``The children are our future,'' the abbot said. ``We need children to be around here, to learn about Buddhism and life.''
He invited Thanyarad Chanplang and Jintana Suksumran, two women professors who came from Bangkok, Thailand, to instruct the children.
``Our aim is to share, to invite everyone to the temple and let them know about Thai culture,'' said Chanplang.
An assistant professor at Chandrakasem Rajabhat University, she is teaching at the Wat for the first time thanks to a partnership between the temple and the university.
A typical day at summer camp lasts from 9:30 a.m. to 3:30 p.m. Blocks of time are set aside for prayer, chanting, exercise, lunch, classroom instruction and games.
The teachers are gentle but strict.

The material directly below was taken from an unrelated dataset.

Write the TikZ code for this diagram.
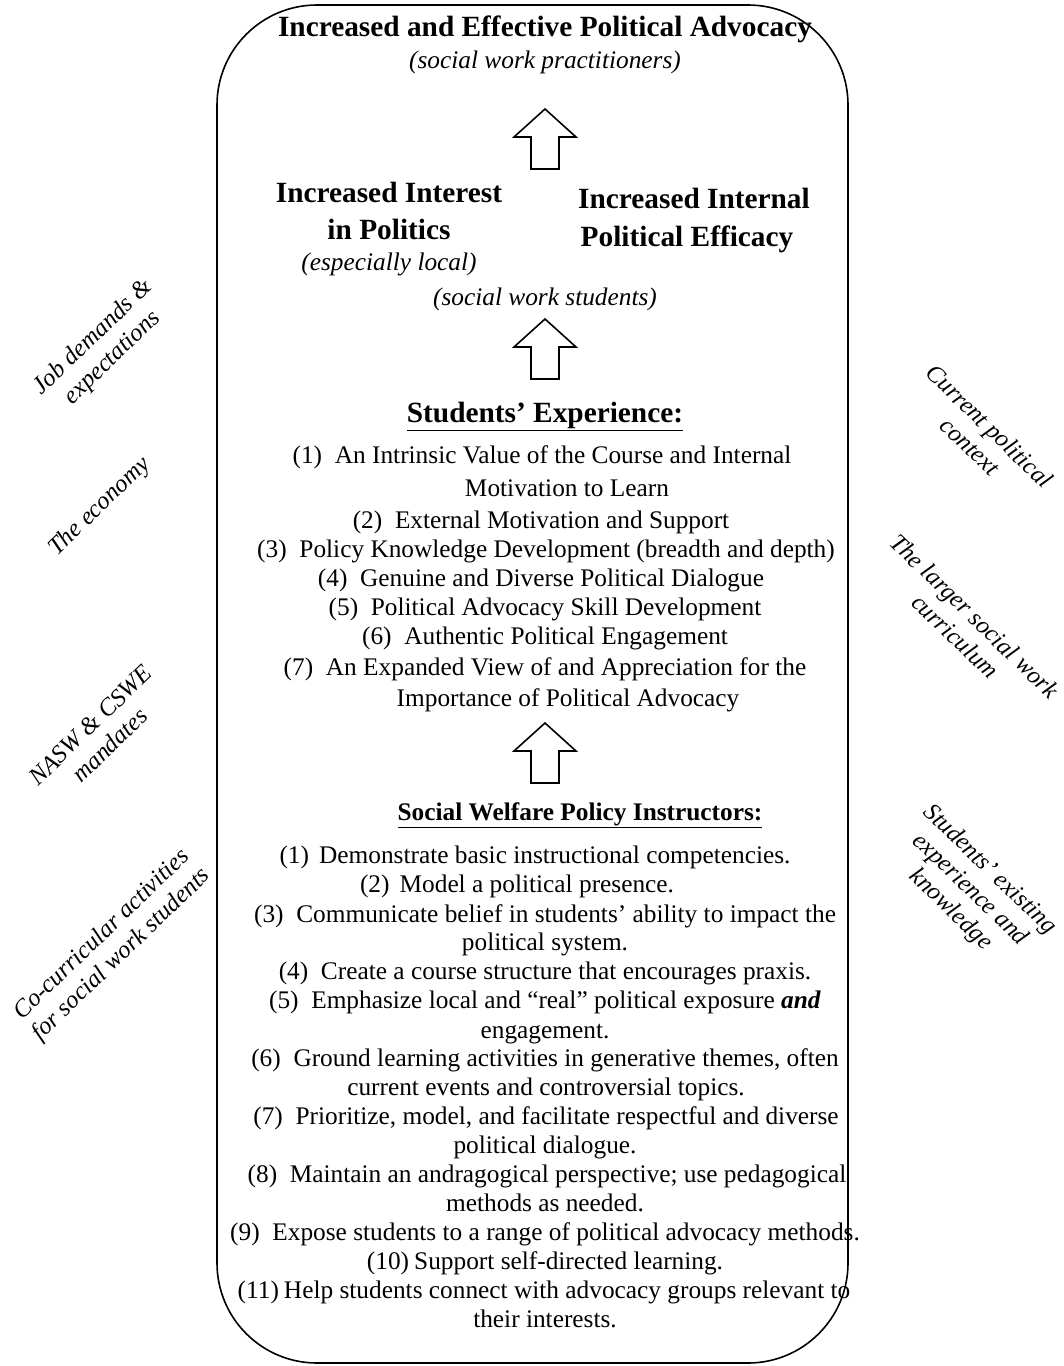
\documentclass[tikz,border=0pt]{standalone}
\usepackage{fontspec}
\setmainfont{Liberation Serif}
\begin{document}
\begin{tikzpicture}[x=0.75pt,y=-0.75pt,
  body/.style={font=\fontsize{19}{22}\selectfont, inner sep=0pt, anchor=base},
  bighead/.style={font=\fontsize{22}{26}\selectfont\bfseries, inner sep=0pt, anchor=base},
  subhead/.style={font=\fontsize{19}{22}\selectfont\bfseries, inner sep=0pt, anchor=base},
  capt/.style={font=\fontsize{19}{22}\selectfont\itshape, inner sep=0pt, anchor=base},
  side/.style={font=\fontsize{18.5}{21}\selectfont\itshape, inner sep=0pt, align=center, anchor=center},
  frame/.style={draw, line width=1.2pt, rounded corners=75pt},
  uparrow/.pic={\draw[line width=1.2pt, line join=miter] (0,0) -- (31,28) -- (14,28) -- (14,60) -- (-14,60) -- (-14,28) -- (-31,28) -- cycle;}
]
\useasboundingbox (0,0) rectangle (1063,1366);
\draw[frame] (217,5) rectangle (848,1363);

% top
\node[bighead] (t1) at (545,37) {Increased and Effective Political Advocacy};
\node[capt] (t2) at (545,69) {(social work practitioners)};
\pic at (545,109) {uparrow};
\node[bighead] (t3) at (389,202) {Increased Interest};
\node[bighead] (t4) at (389,239) {in Politics};
\node[capt] (t5) at (389,270) {(especially local)};
\node[bighead] (t6) at (694,208) {Increased Internal};
\node[bighead] (t7) at (687,246) {Political Efficacy};
\node[capt] (t8) at (545,305) {(social work students)};
\pic at (545,319) {uparrow};

% students experience
\node[bighead] (s0) at (545,422) {\underline{Students’ Experience:}};
\node[body] (s1) at (542,463) {(1)\hspace{0.5em}An Intrinsic Value of the Course and Internal};
\node[body] (s1b) at (567,496) {Motivation to Learn};
\node[body] (s2) at (541,528) {(2)\hspace{0.5em}External Motivation and Support};
\node[body] (s3) at (546,557) {(3)\hspace{0.5em}Policy Knowledge Development (breadth and depth)};
\node[body] (s4) at (541,586) {(4)\hspace{0.5em}Genuine and Diverse Political Dialogue};
\node[body] (s5) at (545,615) {(5)\hspace{0.5em}Political Advocacy Skill Development};
\node[body] (s6) at (545,644) {(6)\hspace{0.5em}Authentic Political Engagement};
\node[body] (s7) at (545,675) {(7)\hspace{0.5em}An Expanded View of and Appreciation for the};
\node[body] (s7b) at (568,706) {Importance of Political Advocacy};
\pic at (545,723) {uparrow};

% instructors
\node[subhead] (i0) at (580,820) {\underline{Social Welfare Policy Instructors:}};
\node[body] (i1) at (535,863) {(1)\hspace{0.4em}Demonstrate basic instructional competencies.};
\node[body] (i2) at (517,892) {(2)\hspace{0.4em}Model a political presence.};
\node[body] (i3) at (545,922) {(3)\hspace{0.5em}Communicate belief in students’ ability to impact the};
\node[body] (i3b) at (545,950) {political system.};
\node[body] (i4) at (545,979) {(4)\hspace{0.5em}Create a course structure that encourages praxis.};
\node[body] (i5) at (545,1008) {(5)\hspace{0.5em}Emphasize local and “real” political exposure \textbf{\textit{and}}};
\node[body] (i5b) at (545,1038) {engagement.};
\node[body] (i6) at (545,1066) {(6)\hspace{0.5em}Ground learning activities in generative themes, often};
\node[body] (i6b) at (546,1095) {current events and controversial topics.};
\node[body] (i7) at (546,1124) {(7)\hspace{0.5em}Prioritize, model, and facilitate respectful and diverse};
\node[body] (i7b) at (545,1153) {political dialogue.};
\node[body] (i8) at (547,1182) {(8)\hspace{0.5em}Maintain an andragogical perspective; use pedagogical};
\node[body] (i8b) at (545,1211) {methods as needed.};
\node[body] (i9) at (545,1240) {(9)\hspace{0.5em}Expose students to a range of political advocacy methods.};
\node[body] (i10) at (545,1269) {(10)\hspace{0.2em}Support self-directed learning.};
\node[body] (i11) at (544,1298) {(11)\hspace{0.2em}Help students connect with advocacy groups relevant to};
\node[body] (i11b) at (545,1327) {their interests.};

% side factors
\node[side, rotate=44] (l1) at (103,348) {Job demands \&\\expectations};
\node[side, rotate=44] (l2) at (100,507) {The economy};
\node[side, rotate=44] (l3) at (100,735) {NASW \& CSWE\\mandates};
\node[side, rotate=44] (l4) at (112,945) {Co-curricular activities\\for social work students};
\node[side, rotate=-44] (r1) at (980,436) {Current political\\context};
\node[side, rotate=-44] (r2) at (965,626) {The larger social work\\curriculum};
\node[side, rotate=-44] (r3) at (970,890) {Students’ existing\\experience and\\knowledge};
\end{tikzpicture}
\end{document}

They tap students on the shoulder to sit up properly or to bow during chanting and prayers. And they remind students to pay attention to the monks when they are teaching.

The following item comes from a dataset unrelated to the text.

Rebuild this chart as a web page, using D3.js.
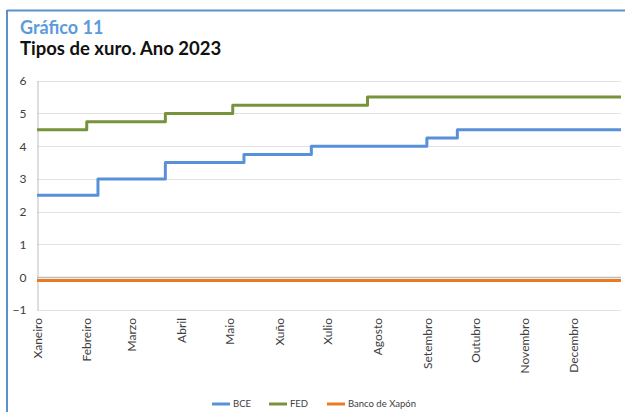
<!DOCTYPE html>
<html>
<head>
<meta charset="utf-8">
<script src="https://cdn.jsdelivr.net/npm/d3@7"></script>
<style>
  html, body { margin: 0; padding: 0; background: #fff; }
  svg { display: block; }
</style>
</head>
<body>
<svg id="chart" width="625" height="412"></svg>
<script>
// Month labels shown along the x axis (Galician)
const months = ["Xaneiro", "Febreiro", "Marzo", "Abril", "Maio", "Xuño",
                "Xulio", "Agosto", "Setembro", "Outubro", "Novembro", "Decembro"];

// Policy rates: dates where each rate takes a new value (step after)
const bceDates  = ["2023-01-01", "2023-02-08", "2023-03-22", "2023-05-10", "2023-06-21", "2023-09-01", "2023-09-20", "2023-12-31"];
const bceValues = [2.5, 3.0, 3.5, 3.75, 4.0, 4.25, 4.5, 4.5];

const fedDates  = ["2023-01-01", "2023-02-01", "2023-03-22", "2023-05-03", "2023-07-26", "2023-12-31"];
const fedValues = [4.5, 4.75, 5.0, 5.25, 5.5, 5.5];

const bojDates  = ["2023-01-01", "2023-12-31"];
const bojValues = [-0.1, -0.1];

const yTicks = [-1, 0, 1, 2, 3, 4, 5, 6];

const seriesNames  = ["BCE", "FED", "Banco de Xapón"];
const seriesColors = ["#5890da", "#77933c", "#ec7a22"];

const parse = d3.timeParse("%Y-%m-%d");
const build = (dates, values) => dates.map((d, i) => ({ date: parse(d), value: values[i] }));
const series = [
  build(bceDates, bceValues),
  build(fedDates, fedValues),
  build(bojDates, bojValues)
];

const svg = d3.select("#chart");

// Frame (top and left rules)
svg.append("line").attr("x1", 7).attr("x2", 625).attr("y1", 10.5).attr("y2", 10.5)
  .attr("stroke", "#5b8fd0").attr("stroke-width", 2);
svg.append("line").attr("x1", 7).attr("x2", 7).attr("y1", 10).attr("y2", 412)
  .attr("stroke", "#5b8fd0").attr("stroke-width", 2);

// Titles
svg.append("text").attr("x", 20).attr("y", 34)
  .attr("font-family", "Lato").attr("font-weight", 700).attr("font-size", 18)
  .attr("fill", "#5b9bdc").text("Gráfico 11");
svg.append("text").attr("x", 20).attr("y", 54.5)
  .attr("font-family", "Lato").attr("font-weight", 700).attr("font-size", 18.5)
  .attr("fill", "#111").text("Tipos de xuro. Ano 2023");

const x = d3.scaleTime()
  .domain([parse("2023-01-01"), parse("2023-12-31")])
  .range([37, 621]);
const y = d3.scaleLinear().domain([-1, 6]).range([310, 80.7]);

// Horizontal gridlines
svg.append("g").selectAll("line").data(yTicks).join("line")
  .attr("x1", 37).attr("x2", 621)
  .attr("y1", d => Math.round(y(d)) + 0.5).attr("y2", d => Math.round(y(d)) + 0.5)
  .attr("stroke", d => d === 0 ? "#bdbdbd" : "#e3e3e3")
  .attr("stroke-width", d => d === 0 ? 1.5 : 1);

// Y axis
const yAxis = svg.append("g").attr("transform", "translate(37.5,0)")
  .call(d3.axisLeft(y).tickValues(yTicks).tickSize(0).tickPadding(11).tickFormat(d3.format("d")));
yAxis.select(".domain").attr("stroke", "#bdbdbd");
yAxis.selectAll("text").attr("font-family", "Lato").attr("font-size", 12).attr("fill", "#404040");

// X axis: month labels at month starts, rotated
const monthStarts = d3.timeMonths(parse("2023-01-01"), parse("2023-12-31"));
const xAxis = svg.append("g").attr("transform", "translate(0,310)")
  .call(d3.axisBottom(x).tickValues(monthStarts).tickSize(0)
    .tickFormat((d, i) => months[i]));
xAxis.select(".domain").remove();
xAxis.selectAll("text")
  .attr("font-family", "Lato").attr("font-size", 12).attr("fill", "#404040")
  .attr("transform", "rotate(-90)")
  .attr("text-anchor", "end")
  .attr("x", -8).attr("y", 0).attr("dy", "0.35em");

// Rate lines
const line = d3.line()
  .x(d => x(d.date))
  .y(d => y(d.value))
  .curve(d3.curveStepAfter);

svg.append("g").selectAll("path").data(series).join("path")
  .attr("d", line)
  .attr("fill", "none")
  .attr("stroke", (d, i) => seriesColors[i])
  .attr("stroke-width", 3)
  .attr("stroke-linejoin", "round");

// Legend
const legendX = [212, 269, 327];
const legend = svg.append("g").selectAll("g").data(seriesNames).join("g")
  .attr("transform", (d, i) => `translate(${legendX[i]},404)`);
legend.append("line").attr("x1", 0).attr("x2", 18).attr("y1", 0).attr("y2", 0)
  .attr("stroke", (d, i) => seriesColors[i]).attr("stroke-width", 3);
legend.append("text").attr("x", 21).attr("y", 0).attr("dy", "0.35em")
  .attr("font-family", "Lato").attr("font-size", 9.5).attr("fill", "#404040")
  .text(d => d);
</script>
</body>
</html>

The discipline is something that the children become accustomed to over time, said Khanya Moolsiri, secretary of the temple. The students have become quieter and better mannered, she noted.
"One of the reasons parents like the camp is because it teaches Thai manners, how to show respect to adults, parents and teachers,'' Moolsiri said.
But the instructors balance the rituals that demand proper form and deference with games and dance that provide an outlet for free expression.
During a recent visit to the classroom, Suksumran led the students in a game akin to ``Simon Says.'' She pointed to her nose and eyes and fingers to teach the students Thai words for the different parts of the body.
Chanplang led the children in another game, similar to ``Duck Duck Goose,'' where the children sat in a circle as one of their peers walked around a circle and dropped a rag behind one of the kids, which led to a short chase.
The summer camp class will graduate next Sunday, a day that coincides with Queen Sirikit's birthday and Thai Mother's Day. The temple will host a celebration and a meditation that day starting at 9 a.m. The public is invited to attend.
The children will offer white jasmine flowers to their own mothers as a sign of respect and gratitude, said Chanplang.